Why We Aren’t A Spacefaring Civilization
Here’s one of the big reasons:
Someone in the AO-100 aviation section of the FAA, who was previously unaware of Armadillo, saw video of their NGLLC flights and decided that while Armadillo had proper permissions to fly above the airport, they did not have permission to fly from a federally subsidized airport. The AST section was surprised to learn about this issue. John says it will be worked out eventually but unfortunately in the meantime they cannot even do tethered tests because of the crazy ruling last year that labeled such tests as launches.
As a commenter notes, imagine if the government had required the Wright Brothers to get permission to fly from Kitty Hawk. It is a shame that the Armadillo team has to waste time and resources learning how to negotiate bureaucracies instead of how to develop safe and effective vehicles.
[Late afternoon update]
The problem seems to have been resolved.
The Baucus Bill
“A fiscal fantasyland.”
That’s actually a pretty good description of the District of Columbia in general.

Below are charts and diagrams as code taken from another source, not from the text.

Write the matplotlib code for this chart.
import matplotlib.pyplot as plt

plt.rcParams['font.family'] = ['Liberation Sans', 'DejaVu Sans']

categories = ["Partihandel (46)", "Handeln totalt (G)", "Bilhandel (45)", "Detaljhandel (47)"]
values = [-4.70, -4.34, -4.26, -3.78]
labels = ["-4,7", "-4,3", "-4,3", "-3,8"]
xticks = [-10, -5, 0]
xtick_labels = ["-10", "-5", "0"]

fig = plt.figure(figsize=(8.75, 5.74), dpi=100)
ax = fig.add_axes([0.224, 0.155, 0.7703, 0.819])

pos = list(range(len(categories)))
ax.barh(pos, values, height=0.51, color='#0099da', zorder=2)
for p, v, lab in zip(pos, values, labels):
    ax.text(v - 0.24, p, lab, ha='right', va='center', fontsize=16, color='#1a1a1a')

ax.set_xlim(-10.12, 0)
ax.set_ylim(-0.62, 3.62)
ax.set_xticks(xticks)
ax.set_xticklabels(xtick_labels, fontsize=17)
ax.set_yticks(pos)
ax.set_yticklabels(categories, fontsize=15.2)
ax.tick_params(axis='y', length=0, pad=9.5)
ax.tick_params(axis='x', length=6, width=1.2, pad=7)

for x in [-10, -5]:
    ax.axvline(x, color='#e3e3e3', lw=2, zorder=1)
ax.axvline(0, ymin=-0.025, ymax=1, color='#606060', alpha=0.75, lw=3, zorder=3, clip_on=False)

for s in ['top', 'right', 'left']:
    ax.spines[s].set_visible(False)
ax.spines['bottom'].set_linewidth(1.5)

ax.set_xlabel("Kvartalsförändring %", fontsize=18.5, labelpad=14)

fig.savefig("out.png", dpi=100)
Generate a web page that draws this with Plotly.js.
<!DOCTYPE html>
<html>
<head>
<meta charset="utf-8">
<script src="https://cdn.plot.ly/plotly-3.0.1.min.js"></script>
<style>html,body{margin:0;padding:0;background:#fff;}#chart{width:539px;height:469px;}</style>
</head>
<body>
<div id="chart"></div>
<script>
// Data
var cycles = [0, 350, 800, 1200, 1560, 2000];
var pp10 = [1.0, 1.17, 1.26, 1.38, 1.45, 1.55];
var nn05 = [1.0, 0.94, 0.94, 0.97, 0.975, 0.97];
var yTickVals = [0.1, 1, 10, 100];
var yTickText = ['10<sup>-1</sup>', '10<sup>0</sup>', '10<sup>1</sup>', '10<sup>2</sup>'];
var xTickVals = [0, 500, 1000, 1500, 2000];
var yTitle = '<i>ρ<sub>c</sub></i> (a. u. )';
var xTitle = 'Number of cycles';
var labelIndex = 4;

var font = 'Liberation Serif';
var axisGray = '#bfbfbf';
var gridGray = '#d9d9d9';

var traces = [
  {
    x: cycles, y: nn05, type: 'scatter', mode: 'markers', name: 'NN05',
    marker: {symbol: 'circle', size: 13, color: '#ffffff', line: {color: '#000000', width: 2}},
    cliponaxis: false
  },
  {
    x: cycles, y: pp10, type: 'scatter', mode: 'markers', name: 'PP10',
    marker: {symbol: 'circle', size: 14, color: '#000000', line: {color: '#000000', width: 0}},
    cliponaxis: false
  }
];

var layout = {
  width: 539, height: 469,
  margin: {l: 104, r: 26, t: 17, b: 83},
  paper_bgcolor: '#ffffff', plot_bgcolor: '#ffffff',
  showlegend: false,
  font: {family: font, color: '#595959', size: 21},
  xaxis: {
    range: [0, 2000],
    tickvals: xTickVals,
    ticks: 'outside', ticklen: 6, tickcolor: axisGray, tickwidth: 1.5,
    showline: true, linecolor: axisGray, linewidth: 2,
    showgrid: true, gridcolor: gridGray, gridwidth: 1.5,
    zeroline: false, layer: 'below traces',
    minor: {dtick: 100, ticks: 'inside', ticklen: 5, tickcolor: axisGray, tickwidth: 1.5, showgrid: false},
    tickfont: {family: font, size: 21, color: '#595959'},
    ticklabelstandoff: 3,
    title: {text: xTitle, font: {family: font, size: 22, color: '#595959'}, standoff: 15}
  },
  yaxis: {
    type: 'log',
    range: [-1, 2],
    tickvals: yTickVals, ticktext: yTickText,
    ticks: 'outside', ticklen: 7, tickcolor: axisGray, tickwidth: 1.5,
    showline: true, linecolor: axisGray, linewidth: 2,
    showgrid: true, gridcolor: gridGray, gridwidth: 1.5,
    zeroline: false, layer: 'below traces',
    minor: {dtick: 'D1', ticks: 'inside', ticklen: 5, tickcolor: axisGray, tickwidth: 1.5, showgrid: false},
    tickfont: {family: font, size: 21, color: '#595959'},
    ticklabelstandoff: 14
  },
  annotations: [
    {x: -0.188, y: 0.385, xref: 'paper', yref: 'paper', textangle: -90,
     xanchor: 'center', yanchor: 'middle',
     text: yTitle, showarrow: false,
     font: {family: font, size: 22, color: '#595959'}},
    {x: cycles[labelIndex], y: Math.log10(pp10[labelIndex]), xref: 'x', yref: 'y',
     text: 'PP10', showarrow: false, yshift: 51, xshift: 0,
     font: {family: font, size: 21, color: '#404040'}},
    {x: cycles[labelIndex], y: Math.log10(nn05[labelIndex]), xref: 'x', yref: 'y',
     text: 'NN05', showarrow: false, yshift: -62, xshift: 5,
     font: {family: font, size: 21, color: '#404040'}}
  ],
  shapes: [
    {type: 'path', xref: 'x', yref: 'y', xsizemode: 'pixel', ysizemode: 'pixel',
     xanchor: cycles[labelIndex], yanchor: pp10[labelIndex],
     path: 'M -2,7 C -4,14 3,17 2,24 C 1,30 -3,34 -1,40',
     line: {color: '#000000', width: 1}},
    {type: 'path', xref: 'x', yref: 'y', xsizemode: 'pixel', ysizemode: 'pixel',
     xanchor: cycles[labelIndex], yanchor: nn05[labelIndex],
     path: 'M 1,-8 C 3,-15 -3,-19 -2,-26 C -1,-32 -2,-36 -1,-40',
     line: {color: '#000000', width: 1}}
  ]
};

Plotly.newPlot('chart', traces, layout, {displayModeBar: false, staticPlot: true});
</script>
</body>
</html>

[Update a few minutes later]
The drug pusher in DC:
An initial bailout of state governments eases their pain and makes them feel better for a little while, after which they’re going to crash without another fix.
It’s all part of the goal of making us all dependent on them.
“Progressive” Hollywood Propaganda
From the early thirties. Some things never change. Unfortunately.
A Look At Fascism
…by Life Magazine, in 1938 (starts on page 31). Yup, that Italy was sure one right-wing, unregulated capitalist nirvana.
Robert Reich’s Speech
The student audience, which at first clapped enthusiastically as Reich started to tell his unspeakable “truths” stopped clapping by the end. Reich had uttered the fundamental heresy. You really can’t have something for nothing. Pulling in one direction meant giving way in another. He went on to say that America was hopelessly addicted to fantasy; that anyone who got up on stage and reeled off the points he had made was politically dead.
Although I may disagree with many of the public policy positions that Robert Reich takes, his point that the truth makes piss-poor politics seems valid. Things come down to choices: lower costs versus death panels; torture versus intelligence; equity versus growth. And politicians, ever eager to garner votes, never want to say this. They will always try to have it both ways. Even when politicians choose one road over the other, they take pains to suggest they are simultaneously proceeding down two paths. One can disagree with the choices Reich makes but he is right to say that choices are unavoidable.
Yes, “progressives” do seem to be allergic to truth, and reality.
Crunch Time For Health Care
Now it’s up to us.
I find it ironic that the thuggish congressman Grayson is accusing Republicans of wanting people to die, when Robert Reich is very explicit about that as the Dem’s plan.